Quantile crossing using lightgbm¶
Where lower quantile prediction (e.g., $\alpha=0.05$) is higher than central quantile prediction (e.g., $\alpha=0.50$ or the median) in quantile regression is called Quantile Crossing or Quantile Non-Monotonicity.
That's because we train separate models for each quantile independently.
Solutions:
post processing with sorting¶
sorted_preds = np.sort([q05_preds, q50_preds, q95_preds], axis=0)
q05_corrected = sorted_preds[0]
q50_corrected = sorted_preds[1]
q95_corrected = sorted_preds[2]
post processing with isotonic regression¶
import numpy as np
from sklearn.isotonic import IsotonicRegression
# Example quantile predictions from LightGBM model
q05_preds = model.predict(X, num_iteration=model.best_iteration, quantile=0.05)
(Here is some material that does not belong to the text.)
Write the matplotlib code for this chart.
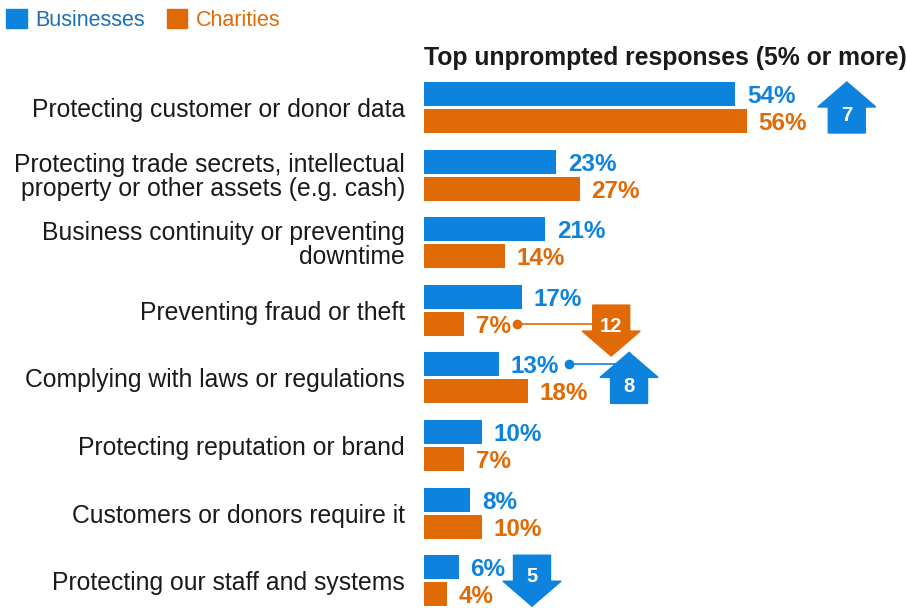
import matplotlib
matplotlib.use("Agg")
import matplotlib.pyplot as plt
from matplotlib.patches import Polygon, Patch

plt.rcParams["font.family"] = ["Liberation Sans", "DejaVu Sans"]

BLUE = "#0e83dd"
ORANGE = "#e06a05"

categories = [
    "Protecting customer or donor data",
    "Protecting trade secrets, intellectual\nproperty or other assets (e.g. cash)",
    "Business continuity or preventing\ndowntime",
    "Preventing fraud or theft",
    "Complying with laws or regulations",
    "Protecting reputation or brand",
    "Customers or donors require it",
    "Protecting our staff and systems",
]
businesses = [54, 23, 21, 17, 13, 10, 8, 6]
charities = [56, 27, 14, 7, 18, 7, 10, 4]

# change arrows: (row, series, change, direction)
arrow_rows = [0, 3, 4, 7]
arrow_series = ["Businesses", "Charities", "Businesses", "Businesses"]
arrow_change = [7, 12, 8, 5]
arrow_dir = ["up", "down", "up", "down"]

# layout (pixels -> data units)
PX_PER_PCT = 5.76
PX_PER_ROW = 67.6
X0_PX = 424
ROW0_PX = 107.5
W, H = 907, 608

fig = plt.figure(figsize=(W / 100, H / 100), dpi=100)
ax = fig.add_axes([0, 0, 1, 1])
ax.set_xlim(-X0_PX / PX_PER_PCT, (W - X0_PX) / PX_PER_PCT)
ax.set_ylim((H - ROW0_PX) / PX_PER_ROW, -ROW0_PX / PX_PER_ROW)
ax.axis("off")

bh = 24 / PX_PER_ROW
off = 13.5 / PX_PER_ROW
rows = list(range(len(categories)))
yb = [r - off for r in rows]
yc = [r + off for r in rows]
ax.barh(yb, businesses, height=bh, color=BLUE)
ax.barh(yc, charities, height=bh, color=ORANGE)

for y, v in zip(yb, businesses):
    ax.annotate(f"{v}%", (v, y), xytext=(8.5, 0), textcoords="offset points",
                ha="left", va="center_baseline", fontsize=17.5, fontweight="bold", color=BLUE)
for y, v in zip(yc, charities):
    ax.annotate(f"{v}%", (v, y), xytext=(8.5, 0), textcoords="offset points",
                ha="left", va="center_baseline", fontsize=17.5, fontweight="bold", color=ORANGE)

for r, lab in zip(rows, categories):
    if "\n" in lab:
        ax.annotate(lab, (-19 / PX_PER_PCT, r), xytext=(0, -1.5), textcoords="offset points",
                    ha="right", va="center", fontsize=17.8, color="#1a1a1a",
                    linespacing=1.02)
    else:
        ax.text(-19 / PX_PER_PCT, r, lab, ha="right", va="center_baseline",
                fontsize=17.8, color="#1a1a1a")

ax.text(0, (56 - ROW0_PX) / PX_PER_ROW, "Top unprompted responses (5% or more)",
        ha="left", va="center_baseline", fontsize=17.8, fontweight="bold", color="#1a1a1a")

# arrows
arrow_x = [73.4, 32.5, 35.6, 18.75]
arrow_yoff = [0, 0.3, 0, 0]
dot_x = [None, 16.1, 25.2, None]
HW = 58 / PX_PER_PCT
SW = 37 / PX_PER_PCT
AH = 51 / PX_PER_ROW
HL = 25 / PX_PER_ROW
for r, s, c, d, cx, yo, dx in zip(arrow_rows, arrow_series, arrow_change,
                                   arrow_dir, arrow_x, arrow_yoff, dot_x):
    col = BLUE if s == "Businesses" else ORANGE
    cy = r + yo
    sgn = -1 if d == "up" else 1  # y axis inverted: up = smaller y
    tip = cy + sgn * AH / 2
    base = tip - sgn * HL
    tail = cy - sgn * AH / 2
    pts = [(cx, tip), (cx + HW / 2, base), (cx + SW / 2, base),
           (cx + SW / 2, tail), (cx - SW / 2, tail), (cx - SW / 2, base),
           (cx - HW / 2, base)]
    if dx is not None:
        ly = r - off if s == "Businesses" else r + off
        ax.plot([dx, cx], [ly, ly], color=col, lw=1.2, zorder=2)
        ax.plot([dx], [ly], "o", color=col, ms=6, zorder=3)
    ax.add_patch(Polygon(pts, closed=True, color=col, zorder=4))
    ax.text(cx, cy - sgn * 6.5 / PX_PER_ROW, str(c), ha="center", va="center_baseline",
            fontsize=14.5, fontweight="bold", color="white", zorder=5)

handles = [Patch(color=BLUE, label="Businesses"), Patch(color=ORANGE, label="Charities")]
leg = fig.legend(handles=handles, loc="upper left", bbox_to_anchor=(0.0, 1 - 2.5 / H),
                 ncol=2, frameon=False, fontsize=15.5, handlelength=0.95,
                 handleheight=0.95, handletextpad=0.4, columnspacing=1.0,
                 borderaxespad=0.1, borderpad=0.2)
leg.get_texts()[0].set_color("#1c6fb9")
leg.get_texts()[1].set_color(ORANGE)

fig.savefig("out.png", dpi=100)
q50_preds = model.predict(X, num_iteration=model.best_iteration, quantile=0.50)
q95_preds = model.predict(X, num_iteration=model.best_iteration, quantile=0.95)
# Quantile levels corresponding to the predictions
quantiles = np.array([0.05, 0.50, 0.95])
# Stack the predictions for isotonic regression
vals = np.array([q05_preds, q50_preds, q95_preds])
# Apply isotonic regression to enforce monotonicity
iso = IsotonicRegression(increasing=True)
corrected_vals = np.array([iso.fit_transform(quantiles, preds) for preds in vals])
# Corrected quantiles
q05_corrected = corrected_vals[0]
q50_corrected = corrected_vals[1]
q95_corrected = corrected_vals[2]
Feature Selection / Regularization (Preventive)¶
Quantile crossing is often a sign of overfitting or instability in the model's structure.
Action: Before training, try these steps to stabilize the individual models:
Reduce Overfitting: Increase regularization (lambda_l1, lambda_l2), decrease learning_rate, and increase min_child_samples.
Feature Selection: Crossing often happens when the model latches onto noisy features. Try reducing the number of input features (X) to see if the crossing disappears.
Bigger Dataset: If possible, train on more data. More data usually leads to more stable quantile estimates.
Constraint Enforcement (Advanced/Robust)¶
For a robust, production-ready solution, you should enforce the constraint during the modeling process.
Recursive/Sequential Modeling (The Best Approach). Instead of training $K$ independent models, you train them sequentially and use the output of the previous model as a feature in the next.
Train $M_{0.05}$: Train the model for $\tau=0.05$.
Train $M_{0.50}$: Train the model for $\tau=0.50$, but add the predictions from $M_{0.05}$ as a new input feature (X).
Train $M_{0.95}$: Train the model for $\tau=0.95$, and add the predictions from $M_{0.50}$ as a new input feature (X).